Joseph D. Rupp, Chairman, President, and Chief Executive Officer said, “I am pleased to report that our fourth quarter net income of $0.37 per diluted share exceeded our guidance of $0.25 per diluted share due primarily to better than expected results in our Metals and Winchester businesses, an inventory liquidation gain generated by operations, and a lower than expected restructuring charge. In Metals, weaker volumes were more than offset by improved pricing and lower costs. Winchester experienced stronger than expected sale volumes. Our Chlor Alkali business experienced normal seasonal weakness. Shipment volumes and pricing in Chlor Alkali both declined from the third quarter and pricing was weaker than the fourth quarter of 2005.”

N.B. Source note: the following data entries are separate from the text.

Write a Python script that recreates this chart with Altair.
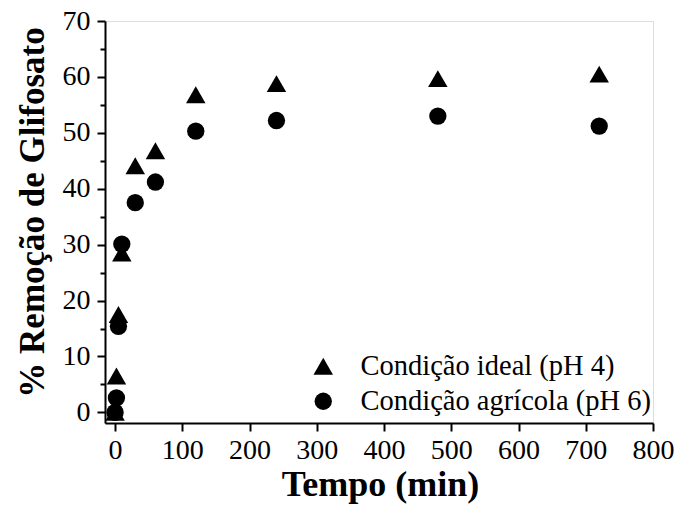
import altair as alt
import pandas as pd

tempo = [0, 2, 5, 10, 30, 60, 120, 240, 480, 720]
ideal = [0.0, 6.5, 17.5, 28.5, 44.1, 46.8, 56.8, 58.8, 59.7, 60.5]
agricola = [0.0, 2.6, 15.4, 30.1, 37.5, 41.2, 50.3, 52.2, 53.0, 51.2]
series = ["Condição ideal (pH 4)", "Condição agrícola (pH 6)"]
x_ticks = [0, 100, 200, 300, 400, 500, 600, 700, 800]
y_ticks = [0, 10, 20, 30, 40, 50, 60, 70]
y_minor = [5, 15, 25, 35, 45, 55, 65]

rows = []
for t, v in zip(tempo, ideal):
    rows.append({"tempo": t, "remocao": v, "serie": series[0]})
for t, v in zip(tempo, agricola):
    rows.append({"tempo": t, "remocao": v, "serie": series[1]})
df = pd.DataFrame(rows)

FONT = "Liberation Serif"

xscale = alt.Scale(domain=[-15, 800], nice=False, zero=False)
yscale = alt.Scale(domain=[-1.9, 70], nice=False, zero=False)

xaxis = alt.Axis(values=x_ticks, title="Tempo (min)", grid=False,
                 tickSize=8, tickWidth=2, domainWidth=2,
                 domainColor="black", tickColor="black",
                 labelFont=FONT, labelFontSize=28, labelColor="black",
                 labelPadding=5, labelFlush=False, labelOverlap=False,
                 titleFont=FONT, titleFontSize=36, titleFontWeight="bold",
                 titleColor="black", titleX=275, titleY=72,
                 titleBaseline="alphabetic", titleAnchor="middle",
                 titleAlign="center")

leg = alt.Legend(title=None, orient="none", legendX=204, legendY=331,
                 labelFont=FONT, labelFontSize=28.5, labelColor="black",
                 labelLimit=0, labelOffset=23, rowPadding=6, padding=0,
                 symbolFillColor="black", symbolStrokeColor="black",
                 symbolStrokeWidth=0)

main = alt.Chart(df).mark_point(filled=True, opacity=1, color="black").encode(
    x=alt.X("tempo:Q", scale=xscale, axis=xaxis),
    y=alt.Y("remocao:Q", scale=yscale,
            axis=alt.Axis(values=y_ticks, title="% Remoção de Glifosato", grid=False,
                          tickSize=8, tickWidth=2, domainWidth=2,
                          domainColor="black", tickColor="black",
                          labelFont=FONT, labelFontSize=28, labelColor="black",
                          labelPadding=7, labelFlush=False, labelOverlap=False,
                          titleFont=FONT, titleFontSize=35, titleFontWeight="bold",
                          titleColor="black", titleAngle=270, titleX=-62, titleY=191,
                          titleBaseline="alphabetic", titleAlign="center")),
    shape=alt.Shape("serie:N", scale=alt.Scale(domain=series, range=["triangle-up", "circle"]),
                    legend=leg),
    size=alt.Size("serie:N", scale=alt.Scale(domain=series, range=[380, 300]),
                  legend=leg),
)

minor = alt.Chart(df).mark_point(opacity=0).encode(
    x=alt.X("tempo:Q", scale=xscale, axis=xaxis),
    y=alt.Y("remocao:Q", scale=yscale,
            axis=alt.Axis(values=y_minor, orient="left", labels=False, domain=False,
                          grid=False, tickSize=5, tickWidth=2, tickColor="black",
                          title=None)),
)

chart = alt.layer(main, minor).resolve_axis(y="independent").properties(
    width=548, height=402,
    autosize=alt.AutoSizeParams(type="none"),
    padding={"left": 105, "top": 21, "right": 26, "bottom": 86},
).configure_view(stroke=None).configure(background="white", font=FONT).configure_legend(
    labelFont=FONT, labelLimit=0
).configure_axis(labelFont=FONT, titleFont=FONT)

chart.save("out.html", embed_options={"renderer": "svg", "actions": False})
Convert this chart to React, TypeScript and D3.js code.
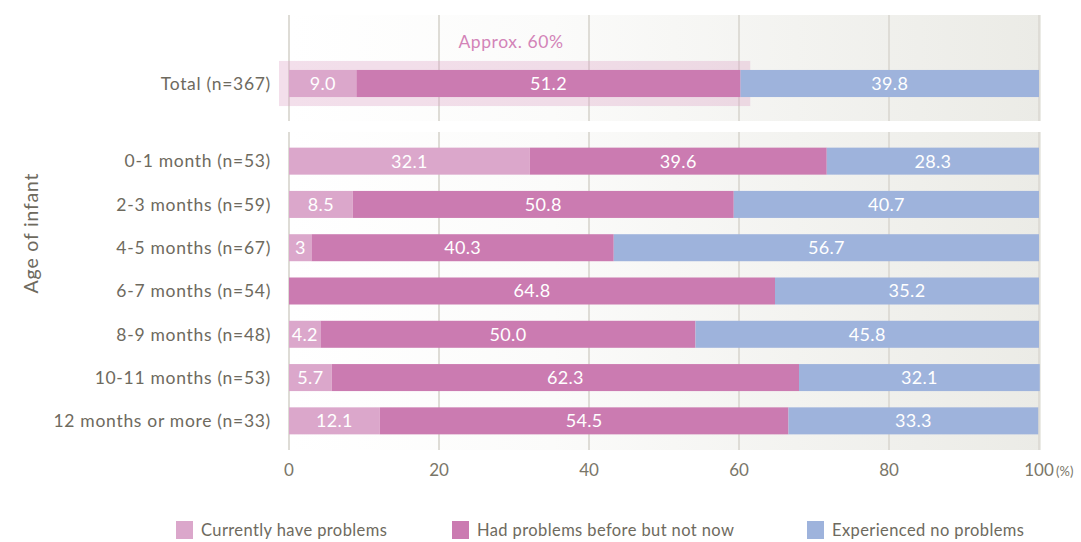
import React from "react";
import * as d3 from "d3";

const totalCategory = "Total (n=367)";
const ageCategories = [
  "0-1 month (n=53)",
  "2-3 months (n=59)",
  "4-5 months (n=67)",
  "6-7 months (n=54)",
  "8-9 months (n=48)",
  "10-11 months (n=53)",
  "12 months or more (n=33)",
];
const seriesNames = ["Currently have problems", "Had problems before but not now", "Experienced no problems"];
const totalValues = [9.0, 51.2, 39.8];
const totalLabels = ["9.0", "51.2", "39.8"];
const currentValues = [32.1, 8.5, 3, 0, 4.2, 5.7, 12.1];
const currentLabels = ["32.1", "8.5", "3", "", "4.2", "5.7", "12.1"];
const beforeValues = [39.6, 50.8, 40.3, 64.8, 50.0, 62.3, 54.5];
const beforeLabels = ["39.6", "50.8", "40.3", "64.8", "50.0", "62.3", "54.5"];
const noneValues = [28.3, 40.7, 56.7, 35.2, 45.8, 32.1, 33.3];
const noneLabels = ["28.3", "40.7", "56.7", "35.2", "45.8", "32.1", "33.3"];
const xTicks = [0, 20, 40, 60, 80, 100];
const highlightValue = 61.5;
const highlightText = "Approx. 60%";

const COLORS = ["#dba7cb", "#cb7bb1", "#9eb3dc"];
const FONT = "Lato, 'Open Sans', sans-serif";

export default function App() {
  const W = 1081, H = 542;
  const x = d3.scaleLinear().domain([0, 100]).range([289, 1039]);
  const yTop = d3.scaleBand().domain([totalCategory]).range([61.3, 105.7]).paddingInner(0.39).paddingOuter(0.195);
  const yAge = d3.scaleBand().domain(ageCategories).range([139.5, 442.5]).paddingInner(0.376).paddingOuter(0.188);

  const rows = [
    { cat: totalCategory, vals: totalValues, labels: totalLabels, y: yTop(totalCategory)!, h: yTop.bandwidth() },
    ...ageCategories.map((c, i) => ({
      cat: c,
      vals: [currentValues[i], beforeValues[i], noneValues[i]],
      labels: [currentLabels[i], beforeLabels[i], noneLabels[i]],
      y: yAge(c)!,
      h: yAge.bandwidth(),
    })),
  ];

  const panels = [
    { y0: 15, y1: 121 },
    { y0: 132, y1: 450 },
  ];

  return (
    <svg width={W} height={H} style={{ position: "absolute", left: 0, top: 0, fontFamily: FONT }}>
      <defs>
        <linearGradient id="bg" x1="0" x2="1" y1="0" y2="0">
          <stop offset="0" stopColor="#ffffff" />
          <stop offset="0.35" stopColor="#fbfbfa" />
          <stop offset="1" stopColor="#ebebe6" />
        </linearGradient>
      </defs>
      {panels.map((p, i) => (
        <g key={i}>
          <rect x={x(0)} y={p.y0} width={x(100) - x(0) + 2} height={p.y1 - p.y0} fill="url(#bg)" />
          {xTicks.map((t) => (
            <line key={t} x1={x(t)} x2={x(t)} y1={p.y0} y2={p.y1} stroke="#dedcd6" strokeWidth={2} />
          ))}
        </g>
      ))}
      <rect
        x={279}
        y={yTop(totalCategory)! - 9}
        width={x(highlightValue) - 279}
        height={yTop.bandwidth() + 18}
        fill="#dca4c6"
        opacity={0.35}
      />
      <text x={511} y={48} textAnchor="middle" fontSize={17.5} letterSpacing={0.6} fill="#d384b8">
        {highlightText}
      </text>
      {rows.map((r, ri) => {
        let acc = 0;
        return (
          <g key={ri}>
            {r.vals.map((v, si) => {
              const x0 = x(acc);
              acc += v;
              const x1 = x(acc);
              if (v <= 0) return null;
              return (
                <g key={si}>
                  <rect x={x0} y={r.y} width={x1 - x0} height={r.h} fill={COLORS[si]} />
                  <text
                    x={(x0 + x1) / 2}
                    y={r.y + r.h / 2}
                    dy="0.36em"
                    textAnchor="middle"
                    fontSize={18}
                    letterSpacing={0.3}
                    fill="#ffffff"
                  >
                    {r.labels[si]}
                  </text>
                </g>
              );
            })}
            <text
              x={271}
              y={r.y + r.h / 2}
              dy="0.36em"
              textAnchor="end"
              fontSize={17.5}
              letterSpacing={0.7}
              fill="#6e6a5e"
            >
              {r.cat}
            </text>
          </g>
        );
      })}
      <text
        transform={`translate(38,233) rotate(-90)`}
        textAnchor="middle"
        fontSize={19.5}
        letterSpacing={0.8}
        fill="#6e6a5e"
      >
        Age of infant
      </text>
      {xTicks.map((t) => (
        <text key={t} x={x(t)} y={476} textAnchor="middle" fontSize={17} fill="#7a7668">
          {t}
        </text>
      ))}
      <text x={x(100) + 17} y={476} fontSize={13} fill="#7a7668">(%)</text>
      {seriesNames.map((s, i) => {
        const lx = [176, 452, 807][i];
        return (
          <g key={s}>
            <rect x={lx} y={521} width={17} height={18} fill={COLORS[i]} />
            <text x={lx + 25} y={530} dy="0.36em" fontSize={16.5} letterSpacing={0.4} fill="#6e6a5e">
              {s}
            </text>
          </g>
        );
      })}
    </svg>
  );
}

However, while beating earnings by 50% in the fourth quarter, the company expects they will more than give it back in the first:
Earnings in the first quarter of 2007 are projected to be in the $0.25 per diluted share range. This forecast reflects softness in both the Chlor Alkali and Metals businesses. In Chlor Alkali, we expect both shipment volumes and pricing to be lower than the first quarter of 2006. In the Metals business, we expect lower volumes to be offset by higher pricing. Winchester results are expected to improve year-over-year due to improved pricing. Year-over-year pension expense is expected to decline approximately $1.0 million.
Given that first quarter consensus estimates were at $0.44, that looks to be quite a miss. You’ve got to hand it to Olin, though - when they do something, they do it big.